Laughing è uno dei capolavori nel capolavoro; le pulsioni del basso disegnano un motivo sopra il quale i fiati si scontrano in un duello degno della “ Hair Pie: Bake 1 “ di Trout Mask Replica, fino a che lo scontro non sfocia in un ritornello di scatenato blues rock.
Laughing è un esercizio stilistico di elevatissima fattura, e così è per tutti i brani a seguire: dalle folate nucleari e le linee spettacolari di basso di Street Waves, agli arpeggi malinconici di Chinese Radiation, preludio allo show epilettico che si consuma nella seconda metà del brano. Ogni pezzo in realtà necessiterebbe di pagine e pagine di descrizione, come per esempio Life Stinks, ultimo testamento del compianto Peter Laughner, in cui la performance vocale di Thomas è abbacinante per potenza e proprietà, una specie di pioggia di meteoriti, e in cui i Pere Ubu sembrano quasi delineare un Grindcore ante – litteram.
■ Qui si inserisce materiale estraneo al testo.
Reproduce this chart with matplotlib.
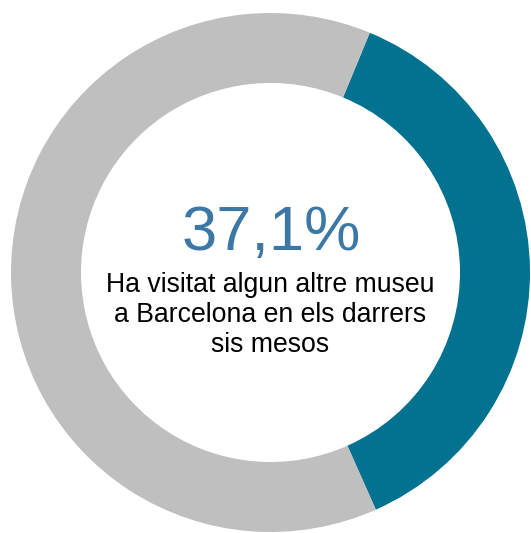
import matplotlib.pyplot as plt

# share of visitors who went to another museum in the last six months
share = 37.1
values = [share, 100 - share]
colors = ['#037291', '#bfbfbf']
value_label = '37,1%'
caption = 'Ha visitat algun altre museu\na Barcelona en els darrers\nsis mesos'

W, H = 531, 533
fig = plt.figure(figsize=(W / 100, H / 100), dpi=100)
ax = fig.add_axes([0, 0, 1, 1])

cx, cy = 270.5, H - 272.5
ax.pie(values, colors=colors, startangle=67.5, counterclock=False,
       center=(cx, cy), radius=259.5,
       wedgeprops=dict(width=70, linewidth=0))

ax.set_xlim(0, W)
ax.set_ylim(0, H)
ax.set_aspect('equal')
ax.axis('off')

ax.text(271, H - 250, value_label, ha='center', va='baseline',
        fontsize=45.5, color='#3b78a6', family='Liberation Sans')
# baseline of a multi-line text is the last line
ax.text(270, H - 352, caption, ha='center', va='baseline',
        fontsize=19.2, color='black', family='Liberation Sans',
        linespacing=1.2, multialignment='center')

fig.savefig('out.png', dpi=100, facecolor='white')
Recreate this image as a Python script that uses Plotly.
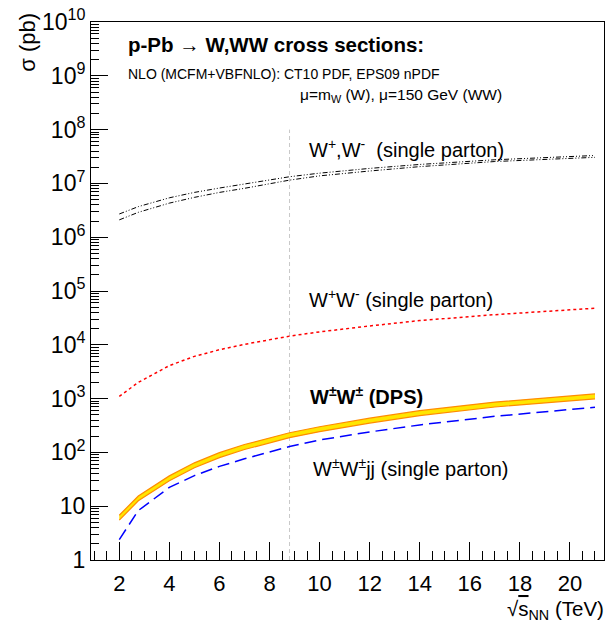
import plotly.graph_objects as go

# ---- data ----
energy = [2, 2.76, 4, 5, 6, 7, 8.8, 10, 12, 14, 17, 21]          # sqrt(s_NN) TeV
w_plus = [2.7e6, 3.7e6, 5.4e6, 6.8e6, 8.2e6, 9.8e6, 1.33e7, 1.55e7, 1.9e7, 2.25e7, 2.75e7, 3.3e7]
w_minus = [2.1e6, 2.9e6, 4.3e6, 5.5e6, 6.8e6, 8.1e6, 1.15e7, 1.38e7, 1.7e7, 2.05e7, 2.55e7, 3.05e7]
wpwm = [1100, 2000, 4100, 6100, 8100, 10200, 14500, 17400, 22400, 28200, 36300, 47900]
dps_hi = [6.8, 15.5, 36.6, 64, 99, 140, 232, 300, 433, 596, 861, 1221]
dps_lo = [5.5, 12.6, 29.7, 52, 80, 113, 188, 243, 351, 483, 698, 990]
wwjj = [2.4, 8.3, 22.4, 37, 55, 76, 129, 170, 240, 324, 468, 692]
lhc_ppb_energy = [8.8, 8.8]
lhc_line_y = [1, 1e8]

x_ticks = [2, 4, 6, 8, 10, 12, 14, 16, 18, 20]
y_tickvals = [10 ** k for k in range(11)]
y_ticktext = ["1", "10"] + ["10<sup>%d</sup>" % k for k in range(2, 11)]

FONT = "Liberation Sans, Arial, sans-serif"

fig = go.Figure()

# vertical reference line at the LHC p-Pb energy
fig.add_trace(go.Scatter(x=lhc_ppb_energy, y=lhc_line_y, mode="lines",
                         line=dict(color="#c8c8c8", width=1, dash="4px,3px"),
                         hoverinfo="skip"))

# W+ and W- (single parton)
fig.add_trace(go.Scatter(x=energy, y=w_plus, mode="lines",
                         line=dict(color="black", width=1, dash="5px,2px,1px,2px,1px,2px")))
fig.add_trace(go.Scatter(x=energy, y=w_minus, mode="lines",
                         line=dict(color="black", width=1, dash="5px,2px,1px,2px,1px,2px")))

# W+W- (single parton)
fig.add_trace(go.Scatter(x=energy, y=wpwm, mode="lines",
                         line=dict(color="red", width=1.5, dash="3px,3px")))

# W±W±jj (single parton)
fig.add_trace(go.Scatter(x=energy, y=wwjj, mode="lines",
                         line=dict(color="blue", width=1.5, dash="12px,6px")))

# W±W± DPS band
fig.add_trace(go.Scatter(x=energy, y=dps_lo, mode="lines",
                         line=dict(color="#ff8c00", width=1.2)))
fig.add_trace(go.Scatter(x=energy, y=dps_hi, mode="lines", fill="tonexty",
                         fillcolor="#ffe600",
                         line=dict(color="#ff8c00", width=1.2)))

fig.update_layout(
    width=610, height=623,
    margin=dict(l=91, r=5, t=18, b=63),
    paper_bgcolor="white", plot_bgcolor="white",
    showlegend=False,
    font=dict(family=FONT, color="black"),
    xaxis=dict(range=[0.87, 21.36], showgrid=False, zeroline=False,
               showline=True, linecolor="black", linewidth=1, mirror=True,
               tickmode="array", tickvals=x_ticks, ticks="inside", ticklen=18,
               tickcolor="black", tickfont=dict(size=22, family=FONT),
               ticklabelstandoff=4,
               minor=dict(ticks="inside", ticklen=9, dtick=0.5, tick0=0,
                          tickcolor="black", showgrid=False)),
    yaxis=dict(type="log", range=[0, 10], showgrid=False, zeroline=False,
               showline=True, linecolor="black", linewidth=1, mirror=True,
               tickmode="array", tickvals=y_tickvals, ticktext=y_ticktext,
               ticks="inside", ticklen=17, tickcolor="black",
               tickfont=dict(size=23, family=FONT),
               minor=dict(ticks="inside", ticklen=8, dtick="D1",
                          tickcolor="black", showgrid=False)),
)

def px_x(p):
    return (p - 91) / 514.0

def px_y(p):
    return (560 - p) / 542.0

NB = "\u00a0"
texts = [
    ("<b>p-Pb \u2192 W,WW cross sections:</b>", 126, 41, 20.5),
    ("NLO (MCFM+VBFNLO): CT10 PDF, EPS09 nPDF", 126, 70, 14),
    ("\u03bc=m<sub>W</sub> (W), \u03bc=150 GeV (WW)", 298, 92, 15.5),
    ("W<sup>+</sup>,W<sup>-</sup>" + NB * 2 + "(single parton)", 307, 145, 20),
    ("W<sup>+</sup>W<sup>-</sup> (single parton)", 307, 297, 20),
    ("<b>W<sup>\u00b1</sup>W<sup>\u00b1</sup> (DPS)</b>", 308, 394, 20),
    ("W<sup>\u00b1</sup>W<sup>\u00b1</sup>jj (single parton)", 311, 467, 20),
]
for t, x, y, s in texts:
    fig.add_annotation(text=t, xref="paper", yref="paper", x=px_x(x), y=px_y(y),
                       xanchor="left", yanchor="middle", showarrow=False,
                       font=dict(size=s, family=FONT, color="black"))

# axis titles
fig.add_annotation(text="\u03c3 (pb)", xref="paper", yref="paper",
                   x=px_x(27), y=px_y(7), xanchor="center", yanchor="top",
                   textangle=-90, showarrow=False,
                   font=dict(size=22, family=FONT, color="black"))
fig.add_annotation(text="\u221a<span style='text-decoration:overline'>s</span><sub>NN</sub> (TeV)",
                   xref="paper", yref="paper",
                   x=px_x(607), y=px_y(610), xanchor="right", yanchor="middle",
                   showarrow=False, font=dict(size=20.5, family=FONT, color="black"))

fig.write_html("out.html", config={"displayModeBar": False},
               post_script="document.body.style.margin='0';document.body.style.overflow='hidden';")
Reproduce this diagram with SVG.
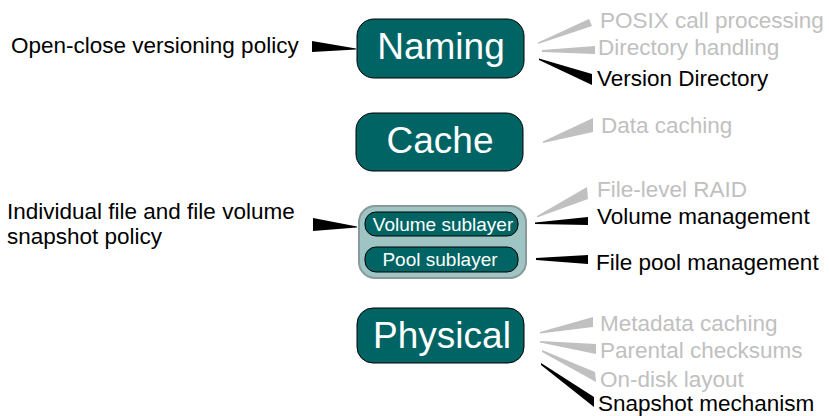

Poi l’altro grande capolavoro dell’album, Real World, il brano che meglio rappresenta la creatività di tutti gli strumentisti del gruppo, in pratica una sorta di filastrocca robotica, un groviglio inestricabile di suoni elettronici, una foresta di codici da interpretare.
Over My Head è come distendersi su un prato e assistere all’irrefrenabile frenesia della città che crolla su sé stessa, altro capolavoro assoluto di Ravenstine che ci conduce al terzo capolavoro dell’album che è uno dei brani più arditi della storia della musica “popolare“: Sentimental Journey. Il titolo è appositamente straniante ed introduce questa sinfonia di cortocircuiti che si dipana lungo attese da thriller, piatti infranti, strumenti come cavalli imbizzarriti e voci confuse. Difficilmente i Pere Ubu comporranno nuovamente brani di questa portata.
L’ultimo pezzo è il recital freak di Humor Me, altra grande esibizione vocale di Thomas, che come Didi e Gogo di “ En Attendant Godot “ rimane ignaro e delirante ad aspettare la catarsi in un mondo ormai definitivamente irrecuperabile, un mondo che assomiglia più a un cimitero che ad un posto in cui vivere. The Modern Dance è un risultato insuperato ed è forse, a conti fatti, il più grande testamento della musica alternativa americana degli anni ’70.